The power sector saw merger and acquisition deals worth a combined $174.4 billion globally in 2011, a 16% growth vis-a-vis the previous year, according to a report.
According to PricewaterhouseCoopers' annual review of M&A deals in the global power sector, the total deal value in the power sector was up 16% from $150.5 billion in 2010 at $174.4 billion in 2011.
The number of deals went down to 583 in 2011 from 670 in the preceding year.
The report said deal values were boosted by the strong performance in the US and Asia-Pacific region.
Various reasons have been cited for consolidation in the sector. These included companies looking at gaining a larger presence in growth markets and strong international interest in infrastructure assets.
Deal activity in the Americas saw a surge in 2011, contributing $58 billion to total M&A activity.

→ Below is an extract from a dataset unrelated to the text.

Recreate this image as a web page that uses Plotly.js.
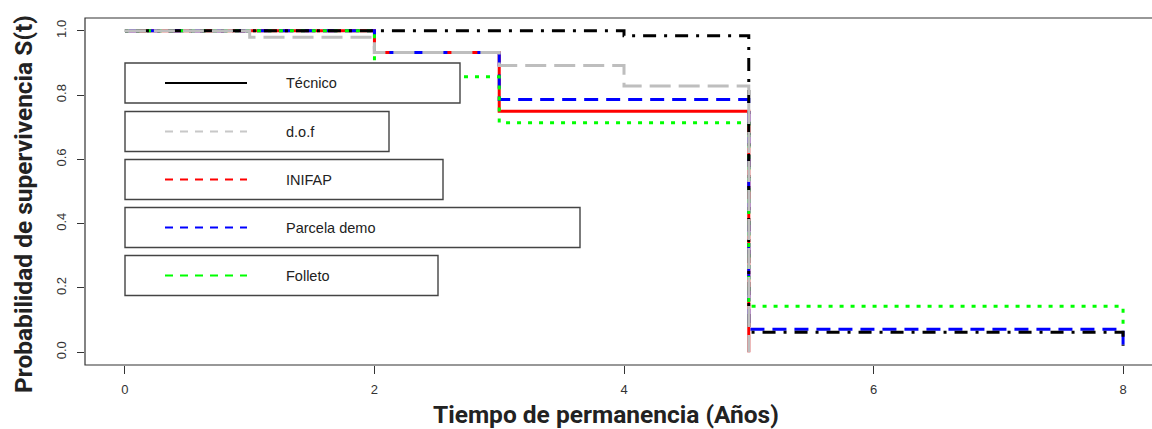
<!DOCTYPE html>
<html>
<head>
<meta charset="utf-8">
<script src="https://cdn.plot.ly/plotly-3.0.1.min.js"></script>
<style>
html,body{margin:0;padding:0;overflow:hidden;background:#fff;width:1152px;height:429px;}
#chart{width:1166px;height:429px;}
</style>
</head>
<body>
<div id="chart"></div>
<script>
// ---- Data ----
var seriesNames = ["INIFAP", "Parcela demo", "Folleto", "Técnico", "d.o.f"];
var timesINIFAP = [0, 2, 3, 5];
var survINIFAP  = [1.0, 0.933, 0.75, 0.0];
var timesParcela = [0, 2, 3, 5, 8];
var survParcela  = [1.0, 0.933, 0.786, 0.071, 0.02];
var timesFolleto = [0, 2, 3, 5, 8];
var survFolleto  = [1.0, 0.857, 0.714, 0.143, 0.071];
var timesTecnico = [0, 4, 5, 8];
var survTecnico  = [1.0, 0.985, 0.062, 0.02];
var timesDof = [0, 1, 2, 3, 4, 5];
var survDof  = [1.0, 0.98, 0.933, 0.892, 0.828, 0.0];

var legendLabels = ["Técnico", "d.o.f", "INIFAP", "Parcela demo", "Folleto"];
var legendColors = ["#000000", "#C8C8C8", "#FF0000", "#0000FF", "#00FF00"];
var xTicks = [0, 2, 4, 6, 8];
var yTicks = [0, 0.2, 0.4, 0.6, 0.8, 1.0];

// ---- Styles ----
var lineStyles = {
  "INIFAP":       {color: "#FF0000", width: 3, dash: "solid"},
  "Parcela demo": {color: "#0000FF", width: 3, dash: "14px,8px"},
  "Folleto":      {color: "#00FF00", width: 3, dash: "4px,7px"},
  "Técnico":      {color: "#000000", width: 3, dash: "3px,8px,13px,8px"},
  "d.o.f":        {color: "#BEBEBE", width: 3, dash: "21px,8px"}
};
var seriesData = {
  "INIFAP": [timesINIFAP, survINIFAP],
  "Parcela demo": [timesParcela, survParcela],
  "Folleto": [timesFolleto, survFolleto],
  "Técnico": [timesTecnico, survTecnico],
  "d.o.f": [timesDof, survDof]
};

var traces = seriesNames.map(function(n){
  var s = lineStyles[n];
  return {
    type: "scatter", mode: "lines", name: n,
    x: seriesData[n][0], y: seriesData[n][1],
    line: {shape: "hv", color: s.color, width: s.width, dash: s.dash},
    showlegend: false, hoverinfo: "skip"
  };
});

// layout geometry (pixels)
var W = 1166, H = 429, ML = 85, MR = 3, MT = 18, MB = 64;
var PW = W - ML - MR, PH = H - MT - MB;
function px(x){ return (x - ML) / PW; }
function py(y){ return 1 - (y - MT) / PH; }

var shapes = [{
  type: "rect", xref: "paper", yref: "paper", x0: 0, x1: 1, y0: 0, y1: 1,
  line: {color: "#333333", width: 1.2}, fillcolor: "rgba(0,0,0,0)", layer: "above"
}];
var annotations = [];

// custom legend boxes
var boxRights = [460, 389, 443, 580, 438];
var boxTops = [63, 111.5, 159.5, 207.5, 255.5];
var boxH = 40;
legendLabels.forEach(function(lab, i){
  var top = boxTops[i], bot = top + boxH, mid = (top + bot) / 2;
  shapes.push({
    type: "rect", xref: "paper", yref: "paper",
    x0: px(125), x1: px(boxRights[i]), y0: py(bot), y1: py(top),
    line: {color: "#444444", width: 1.4}, fillcolor: "#ffffff", layer: "above"
  });
  shapes.push({
    type: "line", xref: "paper", yref: "paper",
    x0: px(165), x1: px(247), y0: py(mid), y1: py(mid),
    line: {color: legendColors[i], width: 2, dash: i === 0 ? "solid" : "8px,7px"},
    layer: "above"
  });
  annotations.push({
    xref: "paper", yref: "paper", x: px(284), y: py(mid),
    xanchor: "left", yanchor: "middle", showarrow: false, text: lab,
    font: {family: "Liberation Sans, Arial, sans-serif", size: 14.5, color: "#222222"}
  });
});

// axis titles
annotations.push({
  xref: "paper", yref: "paper", x: px(23), y: py(204),
  xanchor: "center", yanchor: "middle", textangle: -90, showarrow: false,
  text: "Probabilidad de supervivencia S(t)",
  font: {family: "Roboto, sans-serif", size: 24.5, color: "#222222", weight: 700}
});
annotations.push({
  xref: "paper", yref: "paper", x: px(606), y: py(414),
  xanchor: "center", yanchor: "middle", showarrow: false,
  text: "Tiempo de permanencia (Años)",
  font: {family: "Roboto, sans-serif", size: 24.5, color: "#222222", weight: 700}
});

var tickFont = {family: "Liberation Sans, Arial, sans-serif", size: 13, color: "#333333"};
var layout = {
  width: W, height: H,
  margin: {l: ML, r: MR, t: MT, b: MB, pad: 0},
  paper_bgcolor: "#ffffff", plot_bgcolor: "#ffffff",
  xaxis: {
    range: [-0.32, 8.32], tickvals: xTicks, ticktext: xTicks.map(String),
    ticks: "outside", ticklen: 8, tickcolor: "#333333", tickwidth: 1,
    showgrid: false, zeroline: false, showline: false,
    tickfont: tickFont, ticklabelstandoff: 4
  },
  yaxis: {
    range: [-0.04, 1.04], tickvals: yTicks, ticktext: yTicks.map(function(v){return v.toFixed(1);}),
    ticks: "outside", ticklen: 7, tickcolor: "#333333", tickwidth: 1,
    showgrid: false, zeroline: false, showline: false,
    tickfont: tickFont, tickangle: -90, ticklabelstandoff: 6
  },
  shapes: shapes,
  annotations: annotations,
  showlegend: false
};

Plotly.newPlot("chart", traces, layout, {displayModeBar: false, staticPlot: true});
</script>
</body>
</html>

Meanwhile, Asia-Pacific bidders were involved in $14.1 billion worth of deals last year. In addition, Asia-Pacific entities accounted for the largest number of deals during the year, with a total of 156 transactions.
"Asia-Pacific buyers and sellers were behind the largest number of deals in 2011. Any softening of European valuations, for example, will further heighten the interest of Asia-Pacific buyers, already helped by exchange rates," the report noted.

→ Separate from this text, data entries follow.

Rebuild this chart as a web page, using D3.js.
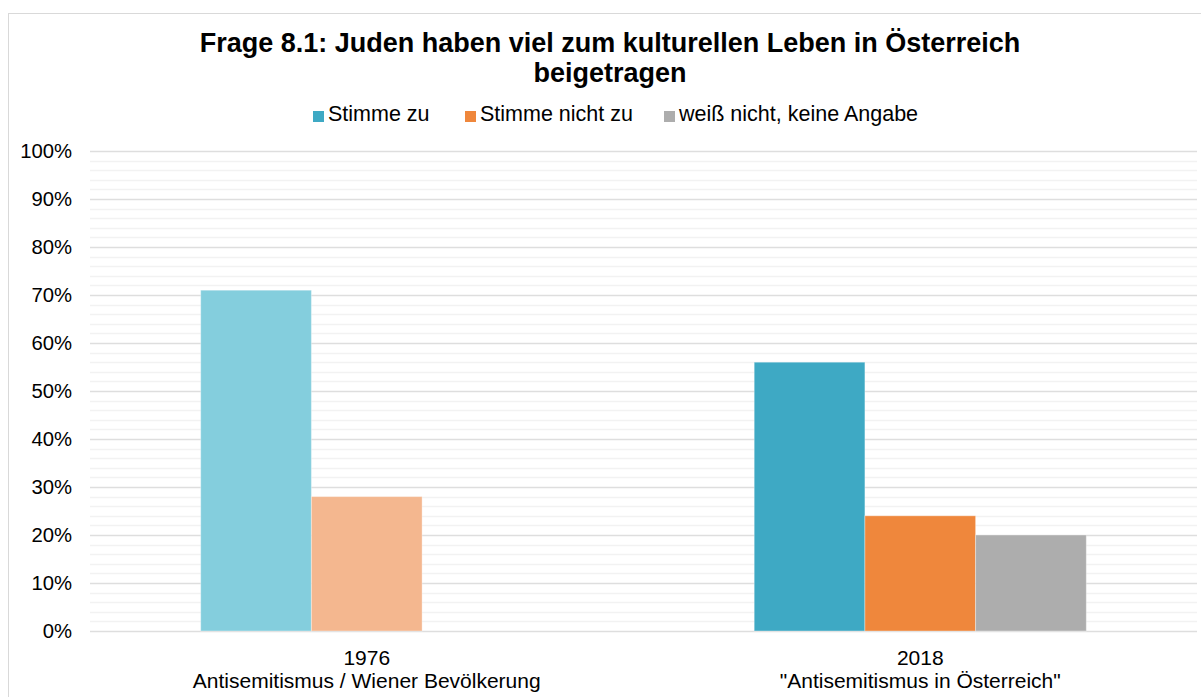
<!DOCTYPE html>
<html>
<head>
<meta charset="utf-8">
<script src="https://cdn.jsdelivr.net/npm/d3@7"></script>
<style>
  body { margin: 0; background: #fff; }
  text { font-family: "Liberation Sans", Arial, sans-serif; fill: #000; }
</style>
</head>
<body>
<script>
var width = 1201;
var height = 697;

// data
var years = ["1976", "2018"];
var studies = ["Antisemitismus / Wiener Bevölkerung", "\"Antisemitismus in Österreich\""];
var answers = ["Stimme zu", "Stimme nicht zu", "weiß nicht, keine Angabe"];
var values1976 = [71, 28, null];
var values2018 = [56, 24, 20];
var yTicks = [0, 10, 20, 30, 40, 50, 60, 70, 80, 90, 100];

var valuesByYear = { "1976": values1976, "2018": values2018 };

// colors: 2018 full, 1976 lighter
var colors2018 = ["#3EA9C4", "#EF873C", "#ADADAD"];
var colors1976 = ["#84CEDD", "#F4B78F", "#D6D6D6"];

var svg = d3.select('body').append('svg')
    .attr('width', width)
    .attr('height', height);

// chart frame
svg.append('rect')
    .attr('x', 8.5)
    .attr('y', 13.5)
    .attr('width', width + 20)
    .attr('height', height + 20)
    .attr('fill', '#fff')
    .attr('stroke', '#D9D9D9')
    .attr('stroke-width', 1);

var plotLeft = 90, plotRight = 1197, plotTop = 151, plotBottom = 631;

var y = d3.scaleLinear().domain([0, 100]).range([plotBottom, plotTop]);
var x0 = d3.scaleBand().domain(years).range([plotLeft, plotRight])
    .paddingInner(0.4).paddingOuter(0.2);
var x1 = d3.scaleBand().domain(answers).range([0, x0.bandwidth()]);

// minor grid every 2%
svg.append('g').selectAll('line')
    .data(d3.range(0, 101, 2).filter(function(d) { return d % 10 !== 0; }))
    .enter().append('line')
    .attr('x1', plotLeft).attr('x2', plotRight)
    .attr('y1', function(d) { return Math.round(y(d)) + 0.5; })
    .attr('y2', function(d) { return Math.round(y(d)) + 0.5; })
    .attr('stroke', '#F2F2F2').attr('stroke-width', 1.3);

// major grid
svg.append('g').selectAll('line')
    .data(yTicks)
    .enter().append('line')
    .attr('x1', plotLeft).attr('x2', plotRight)
    .attr('y1', function(d) { return Math.round(y(d)) + 0.5; })
    .attr('y2', function(d) { return Math.round(y(d)) + 0.5; })
    .attr('stroke', '#DEDEDE').attr('stroke-width', 1.5);

// y axis labels
var yAxis = d3.axisLeft(y).tickValues(yTicks)
    .tickFormat(function(d) { return d + '%'; })
    .tickSize(0).tickPadding(18);
var gy = svg.append('g').attr('transform', 'translate(' + plotLeft + ',0)').call(yAxis);
gy.select('.domain').remove();
gy.selectAll('text')
    .style('font-family', '"Liberation Sans", Arial, sans-serif')
    .style('font-size', '20.3px')
    .attr('fill', '#000');

// bars
var groups = svg.append('g').selectAll('g')
    .data(years)
    .enter().append('g')
    .attr('transform', function(d) { return 'translate(' + x0(d) + ',0)'; });

groups.selectAll('rect')
    .data(function(yr) {
        return answers.map(function(a, i) {
            return { year: yr, answer: a, i: i, value: valuesByYear[yr][i] };
        }).filter(function(d) { return d.value != null; });
    })
    .enter().append('rect')
    .attr('x', function(d) { return x1(d.answer); })
    .attr('y', function(d) { return y(d.value); })
    .attr('width', x1.bandwidth())
    .attr('height', function(d) { return y(0) - y(d.value); })
    .attr('fill', function(d) { return d.year === '1976' ? colors1976[d.i] : colors2018[d.i]; })
    .attr('stroke', 'rgba(255,255,255,0.35)')
    .attr('stroke-width', 1);

// category labels
years.forEach(function(yr, k) {
    var cx = x0(yr) + x0.bandwidth() / 2;
    svg.append('text')
        .attr('x', cx).attr('y', 665)
        .attr('text-anchor', 'middle')
        .style('font-size', '21px')
        .text(yr);
    svg.append('text')
        .attr('x', cx).attr('y', 688)
        .attr('text-anchor', 'middle')
        .style('font-size', '21px')
        .text(studies[k]);
});

// title
svg.append('text')
    .attr('x', 610).attr('y', 52)
    .attr('text-anchor', 'middle')
    .style('font-size', '27px').style('font-weight', 'bold')
    .text('Frage 8.1: Juden haben viel zum kulturellen Leben in Österreich');
svg.append('text')
    .attr('x', 610).attr('y', 82)
    .attr('text-anchor', 'middle')
    .style('font-size', '27px').style('font-weight', 'bold')
    .text('beigetragen');

// legend
var legendX = [313, 465, 664];
var legend = svg.append('g').selectAll('g')
    .data(answers)
    .enter().append('g')
    .attr('transform', function(d, i) { return 'translate(' + legendX[i] + ',111)'; });
legend.append('rect')
    .attr('width', 11).attr('height', 11)
    .attr('fill', function(d, i) { return colors2018[i]; });
legend.append('text')
    .attr('x', 15).attr('y', 10)
    .style('font-size', '21.5px')
    .text(function(d) { return d; });
</script>
</body>
</html>
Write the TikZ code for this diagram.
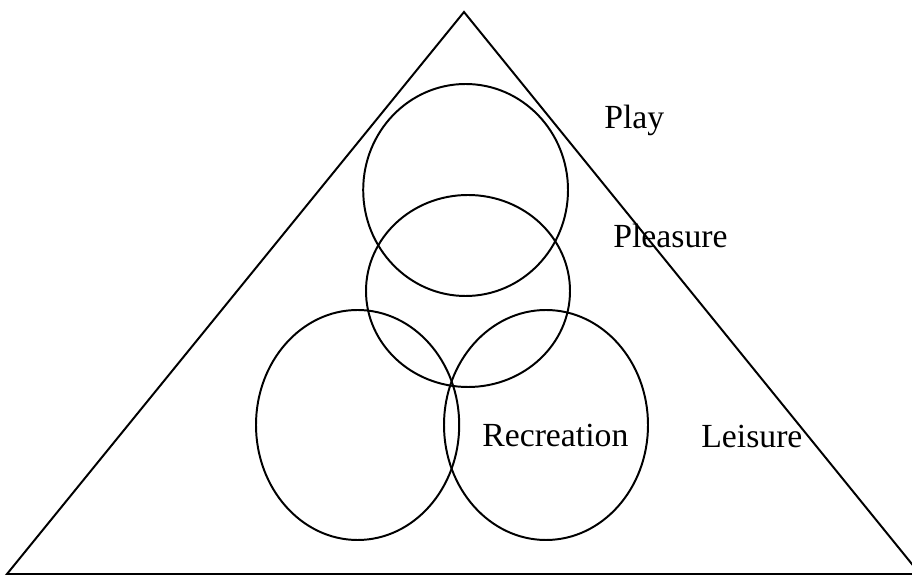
\documentclass[tikz,border=0pt]{standalone}
\usepackage{fontspec}
\setmainfont{Liberation Serif}
\usepackage{xcolor}
\usepackage{tikz}
\definecolor{LPLine}{HTML}{000000}

\begin{document}
\begin{tikzpicture}[x=1cm,y=1cm]
\path[use as bounding box] (0,0) rectangle (22.80,14.375);
\draw[LPLine,line width=1.4pt] (0.175,0.025) -- (11.60,14.075) -- (23.00,0.025) -- cycle;
\draw[LPLine,line width=1.4pt] (11.64,9.625) ellipse [x radius=2.56,y radius=2.65];
\draw[LPLine,line width=1.4pt] (11.70,7.10) ellipse [x radius=2.55,y radius=2.40];
\draw[LPLine,line width=1.4pt] (8.94,3.75) ellipse [x radius=2.54,y radius=2.875];
\draw[LPLine,line width=1.4pt] (13.65,3.75) ellipse [x radius=2.55,y radius=2.875];
\node (play) [anchor=base west,inner sep=0pt] at (15.10,11.15) {\fontsize{24}{28}\selectfont Play};
\node (pleasure) [anchor=base west,inner sep=0pt] at (15.325,8.175) {\fontsize{24}{28}\selectfont Pleasure};
\node (recreation) [anchor=base west,inner sep=0pt] at (12.05,3.20) {\fontsize{24}{28}\selectfont Recreation};
\node (leisure) [anchor=base west,inner sep=0pt] at (17.525,3.175) {\fontsize{24}{28}\selectfont Leisure};
\end{tikzpicture}
\end{document}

In contrast, Europe recorded its lowest share of worldwide power M&A deals in terms of value since PwC started analysing deal-making in the sector in 1999, with the total deal value in Europe plummeting 43% year-on-year to $39.8 billion in 2011 from $70.3 billion in the previous year.
"It's a different M&A world that is less euro-centric. European companies are looking to South America and other growth markets. Asia-Pacific buyers are busy in Europe. The US deal flow is compelling and has further to go if current deals get the regulatory green light," PwC Global Power and utilities leader Manfred Wiegand said.
"There are plenty of reasons to expect deal flow to continue unless the current crisis has a worldwide recessionary effect," he added.
Looking ahead, the report noted, "A mix of divestment, repositioning and market growth imperatives continue to make for potentially buoyant power deal conditions. But a pick-up remains stalled as concerns about the euro zone crisis and economic growth persist."